Ray Marriott The Guardian,Sunday 27 February 2011
For anyone who lived through the winter of discontent or the “dirty jobs” strike in the late 1970s, the name of my friend Colin Barnett was synonymous with trade union intransigence. As the north-west divisional officer for the National Union of Public Employees (Nupe) and regional secretary of the TUC, Colin, who has died of cancer aged 81, organised militant industrial action which, for a time, threatened to bring public services in the region to their knees.
Colin was vilified in the tabloid press and was blamed personally by Barbara Castle for Labour’s loss of the 1979 general election. Along with his second wife, Hilary, he was accused by the press of attempting a leftwing coup for control of the Merseyside Police Committee, of which she was a member, and trying to engineer the dismissal of its controversial chief constable, Kenneth Oxford. Certainly, Colin was unbending in pursuit of his members’ interests and his politics were on the hard left of the Labour party.
Colin was born in Wandsworth, south-west London, into a working-class family. He contracted osteomyelitis as a child and his mobility was restricted as a result. Soon after leaving Wandsworth grammar school, he became a library assistant at the London School of Economics, where he was able to attend the lectures of intellectuals of the left such as Harold Laski.

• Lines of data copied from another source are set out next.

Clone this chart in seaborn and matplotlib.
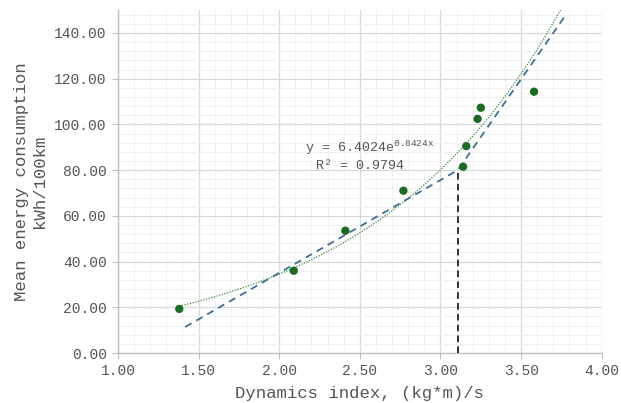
import numpy as np
import pandas as pd
import matplotlib
matplotlib.use("Agg")
import matplotlib.pyplot as plt
from matplotlib.ticker import MultipleLocator, FormatStrFormatter
import seaborn as sns

# ---- data ----
dyn_index = [1.38, 2.09, 2.41, 2.77, 3.14, 3.16, 3.23, 3.25, 3.58]
energy = [19.3, 36.0, 53.5, 71.0, 81.5, 90.5, 102.4, 107.3, 114.3]

# exponential trendline y = a * exp(b x)
fit_a = 6.4024
fit_b = 0.8424
fit_r2 = 0.9794
fit_x_range = [1.38, 3.745]

# piecewise linear (blue dashed)
piece_x = [1.417, 3.107, 3.784]
piece_y = [11.4, 80.0, 148.6]

# break line (black dashed vertical)
break_x = [3.107, 3.107]
break_y = [0.0, 80.0]

x_ticks = [1.00, 1.50, 2.00, 2.50, 3.00, 3.50, 4.00]
y_ticks = [0, 20, 40, 60, 80, 100, 120, 140]

sns.set_theme(style="white")
plt.rcParams["font.family"] = ["Liberation Mono", "DejaVu Sans Mono"]
plt.rcParams["mathtext.fontset"] = "custom"
plt.rcParams["mathtext.rm"] = "Liberation Mono"
plt.rcParams["mathtext.it"] = "Liberation Mono"

fig = plt.figure(figsize=(6.21, 4.03), dpi=100)
ax = fig.add_axes([0.19, 0.124, 0.779, 0.851])

txt_col = "#555555"

tx = np.linspace(fit_x_range[0], fit_x_range[1], 200)
trend = pd.DataFrame({"x": tx, "y": fit_a * np.exp(fit_b * tx)})
sns.lineplot(data=trend, x="x", y="y", ax=ax, color="#3d8a3d", lw=0.9,
             linestyle=(0, (1, 1.2)), zorder=3, estimator=None, sort=False)

sns.lineplot(x=piece_x, y=piece_y, ax=ax, color="#3c6f98", lw=1.3,
             linestyle=(0, (4, 3)), zorder=3, estimator=None, sort=False)
sns.lineplot(x=break_x, y=break_y, ax=ax, color="#111111", lw=1.2,
             linestyle=(0, (4, 2.5)), zorder=3, estimator=None, sort=False)

sns.scatterplot(x=dyn_index, y=energy, ax=ax, color="#1c6b22", s=36,
                edgecolor="none", zorder=4)

ax.set_xlim(1.0, 4.0)
ax.set_ylim(0, 150)
ax.set_xticks(x_ticks)
ax.set_yticks(y_ticks)
ax.xaxis.set_major_formatter(FormatStrFormatter("%.2f"))
ax.yaxis.set_major_formatter(FormatStrFormatter("%.2f"))
ax.xaxis.set_minor_locator(MultipleLocator(0.1))
ax.yaxis.set_minor_locator(MultipleLocator(4))

ax.grid(which="major", color="#d9d9d9", lw=0.9)
ax.grid(which="minor", color="#efefef", lw=0.6)
ax.set_axisbelow(True)

for s in ["top", "right"]:
    ax.spines[s].set_visible(False)
for s in ["left", "bottom"]:
    ax.spines[s].set_color("#bfbfbf")
    ax.spines[s].set_linewidth(1.0)

ax.tick_params(axis="both", which="major", length=4, width=0.8,
               color="#bfbfbf", labelsize=10.5, labelcolor=txt_col,
               bottom=True, left=True, pad=4)
ax.tick_params(which="minor", length=0)

ax.set_xlabel("Dynamics index, (kg*m)/s", fontsize=12.5, color=txt_col,
              labelpad=6)
ax.set_ylabel("Mean energy consumption\nkWh/100km", fontsize=12.5,
              color=txt_col, labelpad=5, linespacing=1.25)

ax.text(2.56, 89.7, "y = %.4fe$^{%.4f\\mathrm{x}}$" % (fit_a, fit_b),
        ha="center", va="center", fontsize=9.6, color=txt_col)
ax.text(2.50, 82.0, "R² = %.4f" % fit_r2, ha="center", va="center",
        fontsize=9.6, color=txt_col)

fig.savefig("out.png", dpi=100)
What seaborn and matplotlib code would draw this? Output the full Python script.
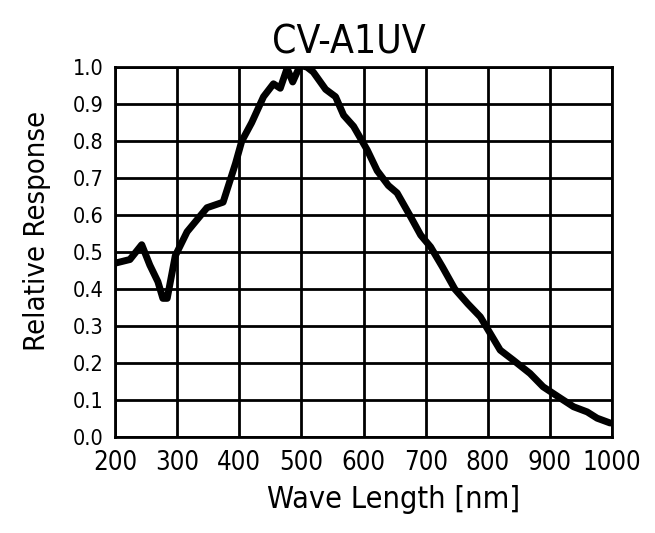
"""
Spectral response curve for the CV-A1UV camera.
"""

import numpy as np
import pandas as pd
import matplotlib
matplotlib.use("Agg")
import matplotlib.pyplot as plt
import seaborn as sns

# values
wavelength = [200, 224, 243, 256, 269, 277, 284, 297, 316, 348, 374, 394,
              404, 420, 439, 455, 466, 477, 486, 498, 509, 519, 539, 555,
              568, 584, 606, 622, 640, 654, 676, 692, 708, 727, 747, 768,
              788, 820, 841, 868, 889, 917, 938, 960, 976, 997]
response = [0.47, 0.48, 0.52, 0.465, 0.42, 0.375, 0.375, 0.49, 0.555, 0.62,
            0.635, 0.74, 0.80, 0.85, 0.92, 0.955, 0.943, 0.997, 0.96, 1.005,
            1.0, 0.987, 0.94, 0.92, 0.87, 0.84, 0.776, 0.72, 0.68, 0.66,
            0.595, 0.546, 0.514, 0.46, 0.40, 0.36, 0.325, 0.235, 0.208,
            0.172, 0.136, 0.105, 0.082, 0.068, 0.051, 0.038]
x_ticks = [200, 300, 400, 500, 600, 700, 800, 900, 1000]
y_ticks = [0.0, 0.1, 0.2, 0.3, 0.4, 0.5, 0.6, 0.7, 0.8, 0.9, 1.0]

df = pd.DataFrame({"Wave Length": wavelength, "Response": response})

sns.set_style("white")
plt.rcParams["font.family"] = ["DejaVu Sans"]
plt.rcParams["font.stretch"] = "condensed"
plt.rcParams["text.color"] = "black"
plt.rcParams["axes.labelcolor"] = "black"
plt.rcParams["xtick.color"] = "black"
plt.rcParams["ytick.color"] = "black"

fig = plt.figure(figsize=(6.55, 5.33), dpi=100)
ax = fig.add_axes([0.1756, 0.18, 0.7588, 0.694])

sns.lineplot(data=df, x="Wave Length", y="Response", ax=ax,
             color="black", linewidth=5.0, zorder=3)

ax.set_xlim(200, 1000)
ax.set_ylim(0.0, 1.0)
ax.set_xticks(x_ticks)
ax.set_yticks(y_ticks)
ax.set_yticklabels([f"{v:.1f}" for v in y_ticks])
ax.grid(True, color="black", linewidth=2.0)
ax.tick_params(axis="both", length=0)
ax.tick_params(axis="x", labelsize=18.5, pad=9)
ax.tick_params(axis="y", labelsize=15.5, pad=8)
for s in ax.spines.values():
    s.set_color("black")
    s.set_linewidth(2.0)

# labels sit a bit off-centre in the original
ax.set_xlabel("Wave Length [nm]", fontsize=22)
ax.xaxis.set_label_coords(0.56, -0.13)
ax.set_ylabel("Relative Response", fontsize=21)
ax.yaxis.set_label_coords(-0.128, 0.557)
ax.set_title("CV-A1UV", fontsize=28, x=0.47, pad=10)

fig.savefig("out.png", dpi=100)
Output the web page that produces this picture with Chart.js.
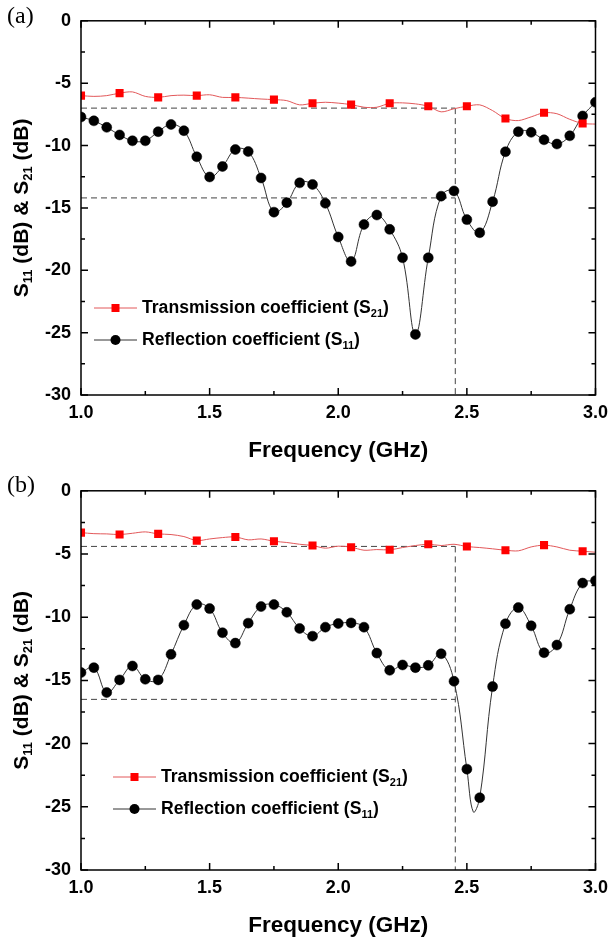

His next job was as administrative assistant for the campaigning Methodist minister Donald Soper. Colin explored the “worker-priest” model. He took a job at a steelworks in Sheffield, but the physical strain of the rolling mills combined with his disability led Colin to decide that manual work as well as ordination was not possible. In 1960 he was appointed a full-time Nupe official in Yorkshire.
As time passed, Colin’s mobility became more seriously impaired. He retired from Nupe at the peak of his powers, in his early 50s. Later, he and Hilary settled in the market town of Sedbergh, Cumbria. Colin was a kind man, a loyal friend and an enthusiastic supporter of underdogs everywhere. He was also surprisingly shy and unassuming. In his later years, he became increasingly housebound and reliant on newspapers and his well-stocked library for mental stimulation.
He is survived by Hilary, their son, Luke, and daughter, Amy; and a son, Ian, and daughter, Alison, from his first marriage.